MELISSA BENMARK: So how do you see that then developing in 2012?
PLUTA: You know, it remains to be seen. It's really interesting. There was a time when the idea of a Republican lawmaker butting heads with his or her local Chamber of Commerce was really just unthinkable.
BENMARK: And not that long ago.
PLUTA: And not that long ago at all. And now you've got situations where local Chambers are saying, you know, "we want this bridge, we think that the health care exchange is a good idea because we don't get tossed into a federal bureaucracy if these health care changes go forward. And you've got Republican lawmakers looking, staring down their local Chambers and saying, "You know, I've got to stick with my Tea Party folks."
BENMARK: So, you see that intensifying in 2012? What kind of trends to you see happening, what issues do you see the Legislature dealing with in 2012, and what kind of predictions do you have for how those are going to get dealt with?
PLUTA: Well, the tensions are going to increase over the bridge in Detroit and the health care exchange. These are things that the Governor has said that he's not giving up on in the coming year, even though the Legislative leadership has said, "You know, it's not going to happen, at least not any time soon."
But on a lot of other things, you know, we saw controversies this year about extending the state income tax to pensions. You know, big cuts to schools and universities. And, you know, barring some unforeseen downward shift in the economy, it really looks like the Republican leadership is hoping that all that the mean, nasty, bloody stuff that got people so angry is behind them and now they can go to work on some things that will make people feel a little better about what they're doing and maybe sidestep a lot of those really heated political fights we had this year.

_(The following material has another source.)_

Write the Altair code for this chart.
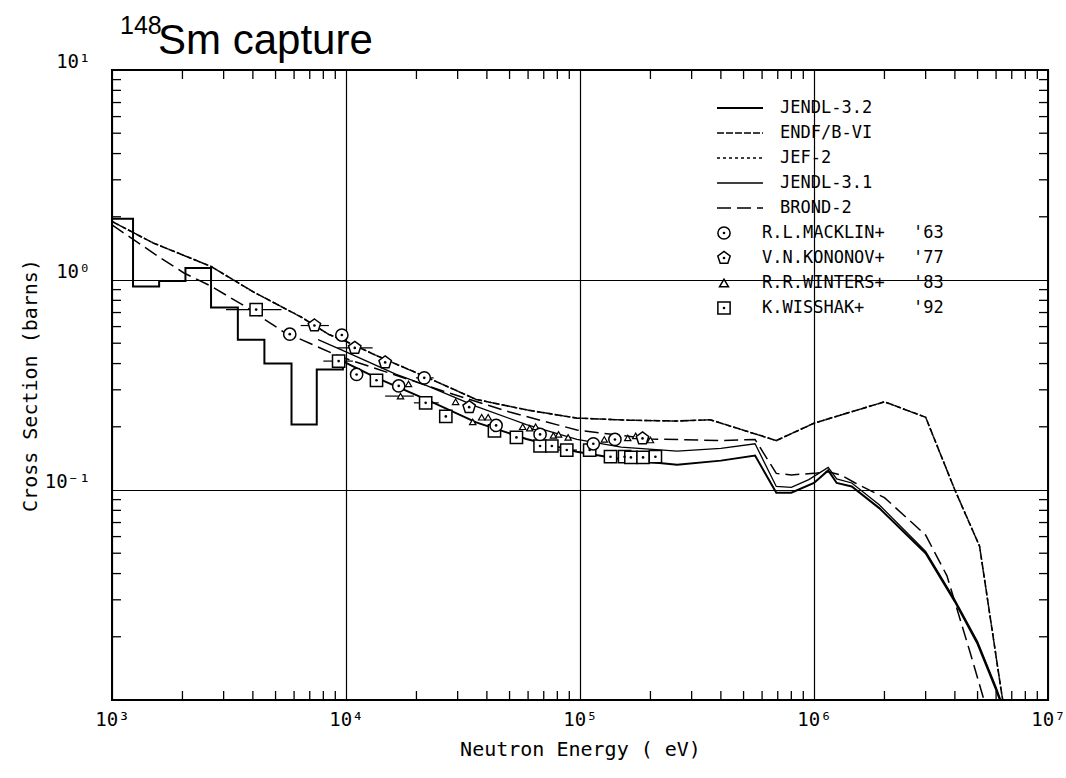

I mean, remember that, you know, we had, at the beginning of 2011, thousands of people coming and rallying against what the Republicans in Lansing were up to on the lawn of the state Capitol. A lot of that was inspired by what we saw happening in Wisconsin. But still, you know, it was getting people impassioned enough that they came out and did that. And I really think that Republicans are hoping we're not going to see a repeat of that in 2012. What Democrats are hoping for is obviously something very different.